To a large extent, this reflects the nature of the relationship in both places with the organizers. The organizers in Gaza are civil society groups as well as Hamas. There’s much greater level of trust that the public has in this combination than the case in the West Bank where there is much greater distrust between the overwhelming majority of the public and its leadership.
It is this level of distrust prevailing in the West Bank that is turning people off and preventing the kind of solidarity the West Bankers wish to express.
Palestinians carry tires to burn in Gaza (AFP/MAHMUD HAMS)
Do you think that this will force the PA to adopt more nationalistic rhetoric and take a firmer stance against Israel, the U.S. and maybe even Saudi since bin Salman recently said in an interview that Israel has a right to a homeland?
Well, I don’t think this will lead to any fundamental change in the way the PA deals with its problems and its relationship with the state of Israel. The PA is running, like Hamas in Gaza, out of options.
In Gaza, armed struggle is something that Hamas is committed to but realizes it would not lead it anywhere this time. In the West Bank, internationalization is where the PA would like to see things moving and is the tool it is officially embracing but is realizing it doesn’t lead it anywhere.
In both places, they are experimenting.
In the PA, it’s the internationalization of the conflict that the PA has been experimenting with because it could not experiment with popular resistance due to the distrust that prevails between its society and leadership. Therefore, the PA finds that its choices are limited.
The means under its disposal to influence the Israelis in an effective manner threaten the existence of the PA and the entire two-state solution, and so the PA is limited in the way it responds to the challenges it faces. It doesn’t have a good answer what to do about it.
What do you mean by internationalization?
Internationalization means turning to the international community; joining more and more international organizations and treaties, going to the U.N. General Assembly and other such institutions asking for various resolutions, attempting to join the U.N. as a member state, seeking the support of the International Criminal Court (ICC).

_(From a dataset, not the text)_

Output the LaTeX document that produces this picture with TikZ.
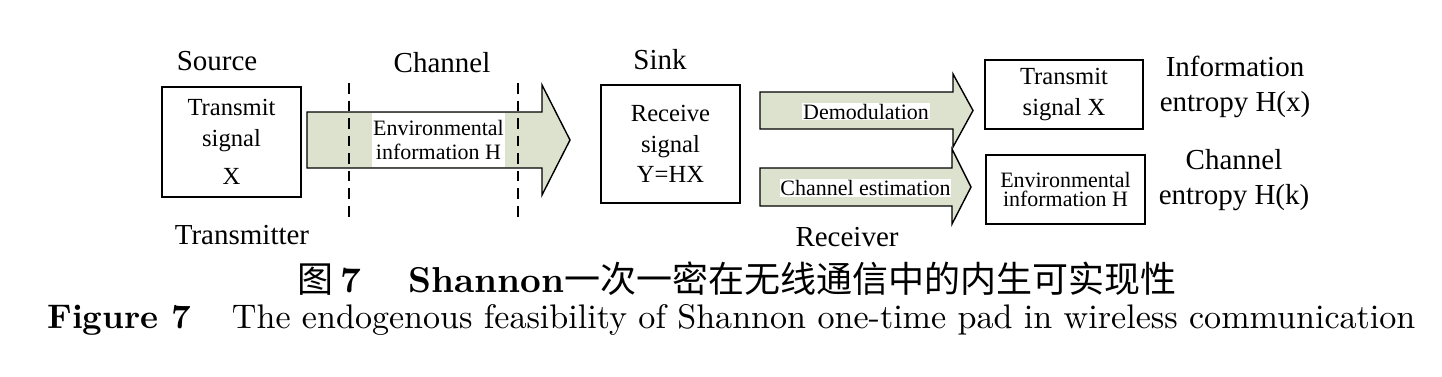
\documentclass[tikz,border=0pt]{standalone}
\usepackage{fontspec}
\newfontfamily\tnr{Liberation Serif}
\newfontfamily\cjk{Noto Sans CJK SC}
\newfontfamily\capfont{lmroman10-regular.otf}[BoldFont=lmroman10-bold.otf]
\definecolor{arrowfill}{RGB}{221,226,207}
\newcommand{\pxl}{0.02cm}
\tikzset{
	box/.style={draw, line width=0.8pt, align=center, inner sep=0pt},
	blockarrow/.style={draw, line width=0.8pt, fill=arrowfill, line join=miter},
	arrowtag/.style={fill=white, inner sep=0.5pt, align=center, font=\tnr\fontsize{12.5}{14}\selectfont},
	heading/.style={align=center, font=\tnr\fontsize{16.5}{20}\selectfont},
	boxtext/.style={font=\tnr\fontsize{14}{17.5}\selectfont},
	divider/.style={line width=0.6pt, dash pattern=on 6pt off 4pt},
}
\begin{document}
\begin{tikzpicture}[x=\pxl, y=-\pxl]
	\useasboundingbox (0,0) rectangle (1442,376);

	\node[box, boxtext, minimum width=139*\pxl, minimum height=110*\pxl] (srcbox) at (231.5,142) {Transmit\\signal\\[4pt]X};
	\node[box, boxtext, minimum width=139*\pxl, minimum height=118*\pxl] (sinkbox) at (670.5,144) {Receive\\signal\\Y=HX};
	\node[box, boxtext, minimum width=158*\pxl, minimum height=69*\pxl] (xbox) at (1064,94.5) {Transmit\\signal X};
	\node[box, font=\tnr\fontsize{12.5}{11}\selectfont, minimum width=159*\pxl, minimum height=69*\pxl] (hbox) at (1065.5,189.5) {Environmental\\information H};

	\draw[blockarrow] (307,112) -- (542,112) -- (542,85) -- (570,140) -- (542,195) -- (542,168) -- (307,168) -- cycle;
	\draw[blockarrow] (760,92) -- (953,92) -- (953,74) -- (973,110.5) -- (953,147) -- (953,129) -- (760,129) -- cycle;
	\draw[blockarrow] (760,168) -- (952,168) -- (952,149) -- (971,187) -- (952,224) -- (952,206) -- (760,206) -- cycle;

	\node[arrowtag, minimum width=131*\pxl, minimum height=54*\pxl] (envtag) at (438.5,140) {Environmental\\information H};
	\node[arrowtag] (demodtag) at (866,111.5) {Demodulation};
	\node[arrowtag] (esttag) at (865.5,188) {Channel estimation};

	\draw[divider] (349,83) -- (349,223);
	\draw[divider] (518,83) -- (518,223);

	\node[heading] (source) at (217,61) {Source};
	\node[heading] (channel) at (442,63) {Channel};
	\node[heading] (transmitter) at (242,235) {Transmitter};
	\node[heading] (sink) at (660,60) {Sink};
	\node[heading] (receiver) at (847,237) {Receiver};
	\node[heading] (infoent) at (1235,86.5) {Information\\entropy H(x)};
	\node[heading] (chanent) at (1234,180) {Channel\\entropy H(k)};

	\node[anchor=base west, inner sep=0pt, font=\capfont\fontsize{20.5}{24}\selectfont] (captioncn) at (297,292) {{\cjk 图}\hspace{0.2em}\textbf{7}\hspace{1.3em}\textbf{Shannon}{\cjk 一次一密在无线通信中的内生可实现性}};
	\node[anchor=base west, inner sep=0pt, font=\capfont\fontsize{19.4}{23}\selectfont] (captionen) at (47,328) {\textbf{Figure 7}\hspace{1.2em}The endogenous feasibility of Shannon one-time pad in wireless communication};
\end{tikzpicture}
\end{document}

This notion that the Palestinians can use the sympathy that they have in the international community to force the Israelis to change their policy is proving to be not that successful.
At the same time, the PA does have options, including options related to this notion of internationalization such as submitting an official complaint to the ICC or putting an end to security coordination with the Israelis or stopping other aspects of the Oslo Agreement.
These are options that the PA can resort to, but the risks then become higher and higher. And the risks threaten the existence of the PA (due to potential international pressure and sanctions).
Palestinian demonstrators during a protest on the Israel-Gaza border east of the Jabalia refugee camp in the northern Gaza Strip on April 6, 2018 (AFP/MOHAMMED ABED )
It sounds to me like Hamas is tied to looking inside Gaza for support because they’ve been abandoned by the international community whereas the PA cannot rely on domestic support and has no choice but to rely on the international community.
The problem will be for the PA, when it finally reaches the conclusion that this process, internationalization, at the current, is going to take it nowhere. And if Hamas also concludes that its experimentation with popular resistance and nonviolence is leading elsewhere as well.
Then that puts both in a very difficult spot, and they might begin to take more risks.
Do you think the international community’s response to the protests has been adequate?
Well, to a large extent it depends on what adequate means.
The international community is not going to go out of its way to support Hamas if that’s adequate. And it’s not going to go out of its way to impose sanctions on Israelis.
But there is no doubt that the international community is paying much more attention to the plight of Gazans today than it was before.
In that sense, this is certainly an improvement, and it’s an improvement that gives Hamas a positive mark. It can be seen as a successful policy for Hamas.
The interview has been lightly edited for grammar, structure and clarity.